Unfortunately, for MDPs the computation of conditional rewards is much
more complicated than for DTMCs and is not supported by the PRISM
extension presented in the SEFM'17 paper. Admittedly, the error message
could be worded a bit more clearly :)

We have addressed the computation of conditional rewards in MDP in our
TACAS'17 paper "Maximizing the Conditional Expected Reward
for Reaching the Goal" (extended version:
https://arxiv.org/pdf/1701.05389v1.pdf), providing an algorithm for
computing Rmax[F goal][F goal]. We also have a prototypical
implementation, if you'd like to try that, but it's much less polished
and does probably not scale as well as the implementation for DTMCs.

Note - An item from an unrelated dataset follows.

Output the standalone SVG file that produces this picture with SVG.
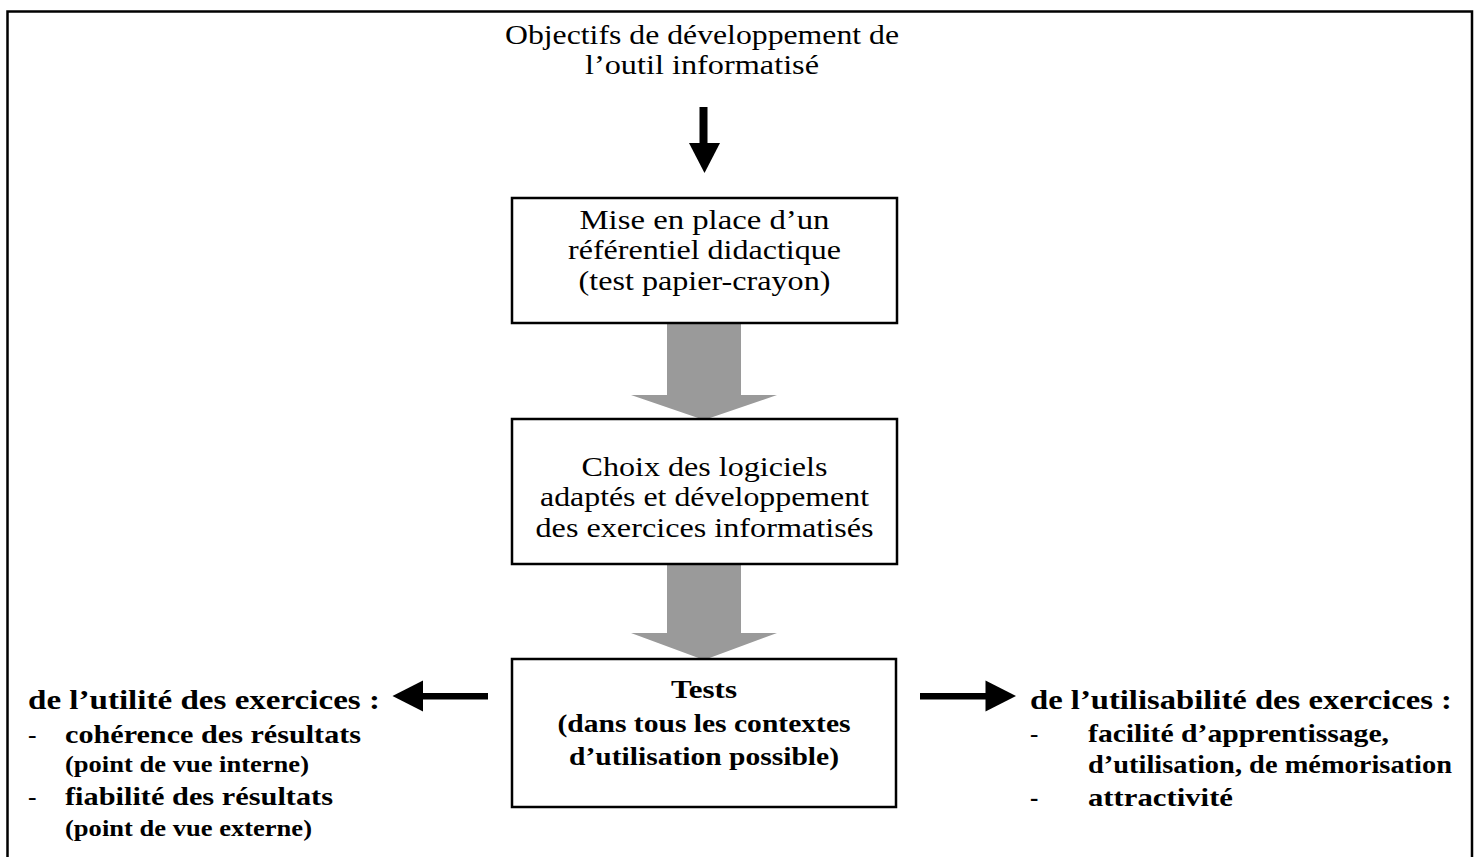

Just to give a high-level intuition why it's much more difficult: For
DTMCs, it suffices to just rescale the probabilities in each state of
the Markov chain, depending on the probability of satisfying the
condition. Then, the reward computation can be carried out "normally" in
the scaled DTMC.

For MDP, one also has to take into account that the scheduler can choose
between maximising the reward itself and trying to influence the
probability of satisfying the condition, which has an effect on the
value as well. Furthermore, the scheduler's decisions can depend on the
already accumulated reward and additionally have to take into account
the "global picture", i.e., it's not possible to just take locally
optimal choices in each state. Thus, the algorithms are quite different
from the standard approaches for computing maximal rewards.